Festus Mogae, Chairman of the Joint Monitoring and Evaluation Commission (JMEC), which is tasked with overseeing the implementation of the August 2015 peace deal said the body is shocked by the rapid deterioration of the political, security, humanitarian and economic situation in the East African nation in the past two years.

Speaking at the opening of a stakeholder meeting in the capital, Juba, Mogae said the parties to the pact have been reluctant to implement the peace agreement, and they have made little progress in ending the civil war and restore peace in the world’s youngest nation.

"Since July 2016, we, as JMEC, have remained profoundly shocked by the rampant hostilities across the country and the rapid deterioration of the political, security, humanitarian and economic situation in South Sudan.

"As a result, we are now rightly absorbed in a process to restore and revitalize the prominence of the Peace Agreement," Mogae said.

"By now the Peace Agreement should have achieved considerable progress towards improved security and governance in this country.

"From day one, however, we have had to persuade the Parties to implement each and every task in accordance with the Peace Agreement," he added.

The JMEC head condemned the ongoing violence and widespread obstruction of humanitarian aid, calling for immediate end to the hostilities.

"This cycle of violence, displacement and deprivation of humanitarian support has been repeated around the country over the past year and has led to untold misery among those who seek only to live peacefully and provide for their families," Mogae said.

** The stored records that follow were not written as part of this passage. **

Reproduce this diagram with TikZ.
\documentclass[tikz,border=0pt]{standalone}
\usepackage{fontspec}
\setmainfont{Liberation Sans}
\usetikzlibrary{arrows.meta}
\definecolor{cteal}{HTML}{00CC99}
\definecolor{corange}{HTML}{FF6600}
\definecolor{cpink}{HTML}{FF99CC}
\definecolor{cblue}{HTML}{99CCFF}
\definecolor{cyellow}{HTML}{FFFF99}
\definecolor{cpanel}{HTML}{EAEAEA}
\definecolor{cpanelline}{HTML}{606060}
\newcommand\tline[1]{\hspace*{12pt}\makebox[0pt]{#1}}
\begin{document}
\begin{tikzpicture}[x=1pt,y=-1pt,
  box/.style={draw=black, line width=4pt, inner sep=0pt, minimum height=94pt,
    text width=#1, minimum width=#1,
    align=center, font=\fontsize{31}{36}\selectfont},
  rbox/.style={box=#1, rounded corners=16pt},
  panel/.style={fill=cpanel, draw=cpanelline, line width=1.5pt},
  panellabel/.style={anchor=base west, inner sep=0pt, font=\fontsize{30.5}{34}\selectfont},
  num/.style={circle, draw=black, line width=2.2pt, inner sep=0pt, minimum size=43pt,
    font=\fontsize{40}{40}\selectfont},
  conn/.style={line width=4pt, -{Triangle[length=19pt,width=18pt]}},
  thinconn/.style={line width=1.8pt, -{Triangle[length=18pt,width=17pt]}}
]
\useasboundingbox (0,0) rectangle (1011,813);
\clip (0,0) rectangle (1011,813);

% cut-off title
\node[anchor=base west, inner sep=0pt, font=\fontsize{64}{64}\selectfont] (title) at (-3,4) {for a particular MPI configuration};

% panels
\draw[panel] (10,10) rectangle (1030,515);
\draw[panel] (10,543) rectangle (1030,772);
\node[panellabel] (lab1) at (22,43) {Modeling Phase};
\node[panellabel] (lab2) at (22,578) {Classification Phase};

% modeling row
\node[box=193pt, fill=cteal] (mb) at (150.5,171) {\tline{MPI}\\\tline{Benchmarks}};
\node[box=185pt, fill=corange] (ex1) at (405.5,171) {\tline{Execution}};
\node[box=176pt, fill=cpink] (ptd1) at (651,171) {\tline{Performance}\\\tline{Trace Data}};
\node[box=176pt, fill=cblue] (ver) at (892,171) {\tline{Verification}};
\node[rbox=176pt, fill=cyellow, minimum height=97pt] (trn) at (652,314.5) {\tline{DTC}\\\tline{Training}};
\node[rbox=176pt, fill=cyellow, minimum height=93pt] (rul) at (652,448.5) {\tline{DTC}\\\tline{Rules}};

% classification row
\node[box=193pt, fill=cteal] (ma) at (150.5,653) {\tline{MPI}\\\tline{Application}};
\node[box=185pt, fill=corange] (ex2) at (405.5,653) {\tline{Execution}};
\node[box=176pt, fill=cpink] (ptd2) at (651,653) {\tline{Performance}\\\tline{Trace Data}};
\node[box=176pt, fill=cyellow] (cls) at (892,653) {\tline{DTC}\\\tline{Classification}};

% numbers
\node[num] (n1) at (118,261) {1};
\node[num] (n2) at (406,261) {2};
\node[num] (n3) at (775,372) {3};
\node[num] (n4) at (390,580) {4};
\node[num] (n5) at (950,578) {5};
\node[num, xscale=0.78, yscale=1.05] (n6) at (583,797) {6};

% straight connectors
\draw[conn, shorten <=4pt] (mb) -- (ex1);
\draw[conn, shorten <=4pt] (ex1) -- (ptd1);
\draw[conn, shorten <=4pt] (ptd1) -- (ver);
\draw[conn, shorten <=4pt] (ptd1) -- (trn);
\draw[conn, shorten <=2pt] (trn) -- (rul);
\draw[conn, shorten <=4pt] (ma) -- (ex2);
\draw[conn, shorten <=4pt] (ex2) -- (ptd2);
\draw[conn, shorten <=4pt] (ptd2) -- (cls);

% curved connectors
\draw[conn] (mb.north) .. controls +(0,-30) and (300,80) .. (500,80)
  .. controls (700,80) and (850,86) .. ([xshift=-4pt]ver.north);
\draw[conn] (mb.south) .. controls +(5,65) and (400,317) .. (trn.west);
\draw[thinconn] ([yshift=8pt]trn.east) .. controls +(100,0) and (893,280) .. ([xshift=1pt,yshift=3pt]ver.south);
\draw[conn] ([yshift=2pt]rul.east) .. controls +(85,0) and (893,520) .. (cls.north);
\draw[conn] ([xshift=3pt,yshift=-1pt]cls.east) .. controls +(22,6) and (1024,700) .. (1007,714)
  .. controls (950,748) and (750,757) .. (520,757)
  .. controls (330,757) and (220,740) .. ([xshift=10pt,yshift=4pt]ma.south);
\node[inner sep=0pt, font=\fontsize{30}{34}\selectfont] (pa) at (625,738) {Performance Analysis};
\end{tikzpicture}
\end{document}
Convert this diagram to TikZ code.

South Sudan has been embroiled in more than three years of conflict that has taken a devastating toll on the people of South Sudan.

A peace pact signed in Addis Ababa in 2015 under intense international pressure was shattered again following renewed violence between rival government and opposition troops in the capital Juba in July 2016.

The conflict has since spread to other regions which enjoyed relative peace, causing mass displacement of least 4 million people from their homes, ethnic polarization and tribal violence that has killed tens of thousands of people.

In a bid to revive the stalled peace deal and explore new opportunities for stability in South Sudan, East African leaders under their regional bloc, the Intergovernmental Authority on Development (IGAD) have called for a high level forum scheduled for next month.

Mogae said the success of the revitalization forum entirely depends on the desire of the South Sudanese warring parties and other aggrieved groups to end the conflict.

"It will be for the Parties and estranged groups to determine and commit to the outcomes of this Forum.

"After all, in the end, the responsibility for the implementation of the Peace Agreement lies squarely with these same Parties," Mogae added.